Watering green - low-flow, no-mow
When it comes to green building, energy is first-born, and water is the red-headed step child. At least until recently as the infernal drought in California has grabbed headlines and alarmed many of us west of the Mississippi.
Nine cities in the United States are literally running out of water, and 100 percent of those are in California. Not only could zero water foreshadow emigrations from cities and perhaps entire regions, think what dry faucets would do to real estate property values. (Las Vegas – I’m talkin’ to YOU.)
A number of green-building certifications like LEED are ahead of the curve, incentivizing water savings and aquifer recharge by requiring owners to “infiltrate” runoff on-site
(soak up water like a sponge) rather than dumping it into the streets and storm sewers. The goal? Use as little potable water as possible, and recharge as much as possible.
The irony is that the dirtiest water on a site is the runoff right after rain starts – when chemicals, pet waste, oil and other pollutants rinse off a site and into storm water drains. But by directing runoff downward, porous dirt, roots and greenery filter impurities so that water hitting below-grade aquifers is drip-purified.
One of my private clients in Boulder did just that. Their project is seeking LEED certification (gold), and the landscape designer, Khalana Gocken of Ethos Landscaping, designed gorgeous on-site features that retain water for natural filtration. French drains, swales and permeable pavers channel water from the roof to an on-site rain garden.
The upshot? The site requires basically no water, the native buffalo grass doesn’t need mowing, and the Xeric (low-water) plants are gorgeous.

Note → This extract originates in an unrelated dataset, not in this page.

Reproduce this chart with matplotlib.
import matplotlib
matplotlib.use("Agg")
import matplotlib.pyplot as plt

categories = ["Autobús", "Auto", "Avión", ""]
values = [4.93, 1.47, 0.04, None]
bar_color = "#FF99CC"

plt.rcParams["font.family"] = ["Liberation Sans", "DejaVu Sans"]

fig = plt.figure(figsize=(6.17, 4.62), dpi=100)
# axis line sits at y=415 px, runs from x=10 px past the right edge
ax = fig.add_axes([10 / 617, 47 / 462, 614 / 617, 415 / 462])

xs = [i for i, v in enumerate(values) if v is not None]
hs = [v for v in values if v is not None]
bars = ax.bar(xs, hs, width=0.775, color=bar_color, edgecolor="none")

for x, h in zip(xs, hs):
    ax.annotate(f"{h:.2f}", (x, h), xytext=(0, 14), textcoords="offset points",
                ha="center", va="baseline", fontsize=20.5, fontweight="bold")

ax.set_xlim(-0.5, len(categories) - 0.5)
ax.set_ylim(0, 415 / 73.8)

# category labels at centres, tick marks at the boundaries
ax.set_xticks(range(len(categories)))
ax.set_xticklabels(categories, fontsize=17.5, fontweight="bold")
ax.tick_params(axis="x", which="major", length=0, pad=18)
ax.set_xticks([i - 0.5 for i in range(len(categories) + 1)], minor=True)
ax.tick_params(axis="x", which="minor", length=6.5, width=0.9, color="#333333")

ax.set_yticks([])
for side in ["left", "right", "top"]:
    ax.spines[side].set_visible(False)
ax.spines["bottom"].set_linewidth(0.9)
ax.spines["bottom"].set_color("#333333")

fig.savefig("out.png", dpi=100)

FRENCH DRAINS & SWALES –French drains are pipes, sometimes porous and usually buried, laid over a gravel bed. As water runs through them, they seep water and divert it through a channel. And swales are low, vegetated channels that direct water yet also allow for ground absorption.

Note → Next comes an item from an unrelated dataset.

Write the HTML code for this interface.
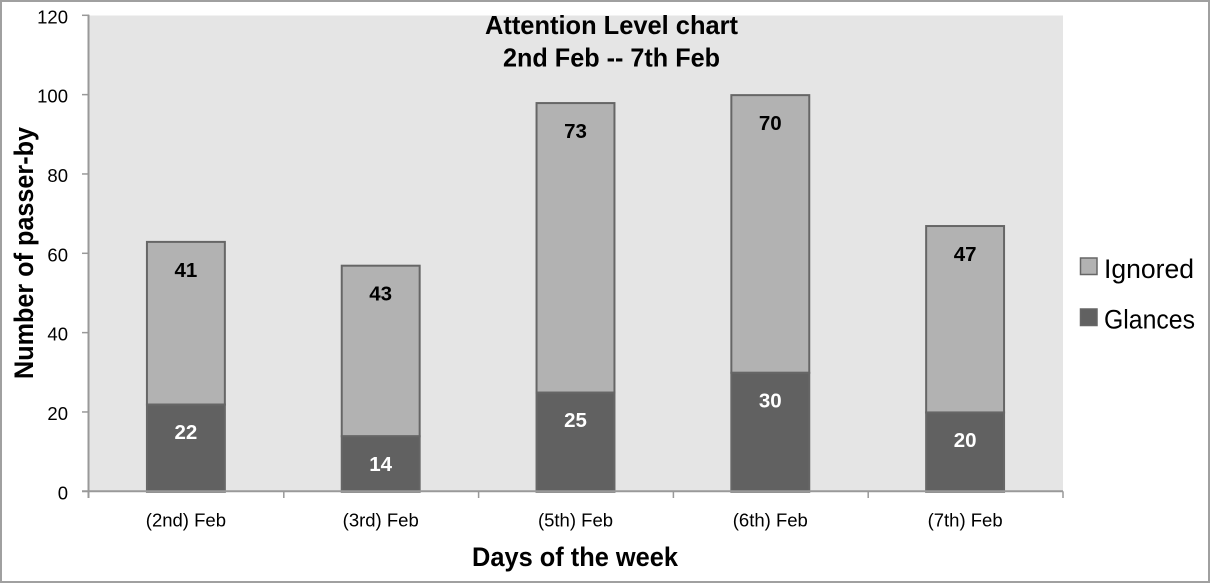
<!DOCTYPE html>
<html>
<head>
<meta charset="utf-8">
<title>Attention Level chart</title>
<style>
html,body{margin:0;padding:0;background:#fff;}
svg{display:block;font-family:"Liberation Sans",sans-serif;}
</style>
</head>
<body>
<svg id="chart" xmlns="http://www.w3.org/2000/svg" width="1210" height="583" viewBox="0 0 1210 583">
  <rect x="0" y="0" width="1210" height="583" fill="#ffffff"/>
  <rect x="1" y="1" width="1208" height="581" fill="none" stroke="#a0a0a0" stroke-width="2"/>
  <rect x="89" y="15.5" width="974" height="476" fill="#e5e5e5"/>
  <g id="bars" transform="translate(-0.5,0.5)"></g>
  <g id="axes"></g>
  <g font-weight="bold" font-size="26" fill="#000">
    <text x="611.5" y="34" text-anchor="middle" textLength="253" lengthAdjust="spacingAndGlyphs">Attention Level chart</text>
    <text x="611.5" y="66.5" text-anchor="middle" textLength="217" lengthAdjust="spacingAndGlyphs">2nd Feb -- 7th Feb</text>
  </g>
  <text transform="translate(33,253) rotate(-90)" text-anchor="middle" font-weight="bold" font-size="27" textLength="252" lengthAdjust="spacingAndGlyphs" fill="#000">Number of passer-by</text>
  <text x="575" y="566" text-anchor="middle" font-weight="bold" font-size="27" textLength="206" lengthAdjust="spacingAndGlyphs" fill="#000">Days of the week</text>
  <g font-size="27" fill="#000">
    <g>
      <rect x="1080.5" y="258" width="16.5" height="16.5" fill="#b2b2b2" stroke="#666" stroke-width="1.5"/>
      <text x="1104" y="278" textLength="90" lengthAdjust="spacingAndGlyphs">Ignored</text>
    </g>
    <g>
      <rect x="1080.5" y="309" width="16.5" height="16.5" fill="#616161" stroke="#666" stroke-width="1.5"/>
      <text x="1104" y="328.5" textLength="91" lengthAdjust="spacingAndGlyphs">Glances</text>
    </g>
  </g>
</svg>
<script>
const categories = ['(2nd) Feb', '(3rd) Feb', '(5th) Feb', '(6th) Feb', '(7th) Feb'];
const glances = [22, 14, 25, 30, 20];
const ignored = [41, 43, 73, 70, 47];
const yTicks = [0, 20, 40, 60, 80, 100, 120];

const NS = 'http://www.w3.org/2000/svg';
const plotLeft = 89, plotRight = 1063, plotBottom = 491.3, plotTop = 15.3;
const yMax = 120;
const yScale = function (v) { return plotBottom - v * (plotBottom - plotTop) / yMax; };
const bandWidth = (plotRight - plotLeft) / categories.length;
const xCenter = function (i) { return plotLeft + bandWidth * (i + 0.5); };
const barWidth = bandWidth * 0.4;

function make(tag, attrs, parent, text) {
  const el = document.createElementNS(NS, tag);
  for (const k in attrs) el.setAttribute(k, attrs[k]);
  if (text !== undefined) el.textContent = text;
  parent.appendChild(el);
  return el;
}

const barsGroup = document.getElementById('bars');
const axesGroup = document.getElementById('axes');

categories.forEach(function (cat, i) {
  const cx = xCenter(i);
  const yGlances = yScale(glances[i]);
  const yTotal = yScale(glances[i] + ignored[i]);

  const r1 = make('rect', {x: cx - barWidth / 2, y: yTotal, width: barWidth, height: yGlances - yTotal, fill: '#b2b2b2', stroke: '#666', 'stroke-width': 2}, barsGroup);
  
  

  const r2 = make('rect', {x: cx - barWidth / 2, y: yGlances, width: barWidth, height: plotBottom - yGlances, fill: '#616161', stroke: '#666', 'stroke-width': 2}, barsGroup);
  
  

  const t1 = make('text', {x: cx, y: yTotal + 35, 'text-anchor': 'middle', 'font-weight': 'bold', 'font-size': 20.5, fill: '#000'}, barsGroup, String(ignored[i]));
  
  

  const t2 = make('text', {x: cx, y: yGlances + 34.5, 'text-anchor': 'middle', 'font-weight': 'bold', 'font-size': 20.5, fill: '#fff'}, barsGroup, String(glances[i]));
  
  

  const c = make('text', {x: cx - 0.5, y: 526.5, 'text-anchor': 'middle', 'font-size': 18.5, fill: '#000'}, axesGroup, cat);
  
  
});

const yLine = make('line', {x1: plotLeft - 0.5, x2: plotLeft - 0.5, y1: plotTop - 0.5, y2: 498, stroke: '#999', 'stroke-width': 2}, axesGroup);



const xLine = make('line', {x1: plotLeft - 7, x2: plotRight, y1: plotBottom, y2: plotBottom, stroke: '#999', 'stroke-width': 2}, axesGroup);



yTicks.forEach(function (v) {
  const y = yScale(v);
  const tick = make('line', {x1: plotLeft - 7, x2: plotLeft, y1: y, y2: y, stroke: '#999', 'stroke-width': 1.5}, axesGroup);
  
  
  const label = make('text', {x: 68, y: y + 8, 'text-anchor': 'end', 'font-size': 18.5, fill: '#000'}, axesGroup, String(v));
  
  
});

for (let i = 0; i <= categories.length; i++) {
  const x = plotLeft + bandWidth * i - (i === 0 ? 0.5 : 0);
  const tick = make('line', {x1: x, x2: x, y1: plotBottom, y2: 498, stroke: '#999', 'stroke-width': 1.5}, axesGroup);
  
  
}
</script>
</body>
</html>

At this residence, the right side of the house is on the high side of the hill, and heavy rain runoff threatened to flood the client’s basement. So the builder raised the foundation walls two feet, and Gocken ran a French drain along that side of the house, diverting the water away from the basement walls.
RAIN GARDEN –The back of the lot was a low spot. Rather than in-fill it, Gocken designed a patio, and created a gorgeous rain garden behind it – a low spot to serve as a basin for rain runoff. She then planted it with beautiful native plantings that don’t need additional watering.
PERMEABLE PAVERS –Rather than pour a conventional concrete driveway, which would act as an impermeable channel for runoff, the client instead opted for stamped, colored pavers to allow the rain to be absorbed around the concrete pads.
Permeable paving is showing up all over the country, and the city of Chicago is even now re-paving alleys with pavement that allows water to flow through it rather than off it to inundate the city’s old storm water system. The stamped, colored pavers used here came at a premium, but basic concrete pads aren’t significantly more expensive than a solid pour.
Water, like energy, has a quantifiable impact on the cost to run a home. And while it hasn’t historically gotten quite the headlines energy has, that’s changing. NOW is the time to address it – micro and macro.
REAL ESTATE IMPACT: If you have low-water landscaping, quantify that benefit, and market it when you sell. In places with seasons, one rule-of-thumb calculation for irrigation needed per year is 18 gallons per square foot (non-drought), divided by 6 months. With this house, all grass, trees and shrubs total 2,073 square feet. So (18 x 2,073) / 6 = 6,219 gallons per month.
With the low-water features this client installed, that number essentially vanished. Your water utility can give you the right numbers for your climate zone and price per gallon.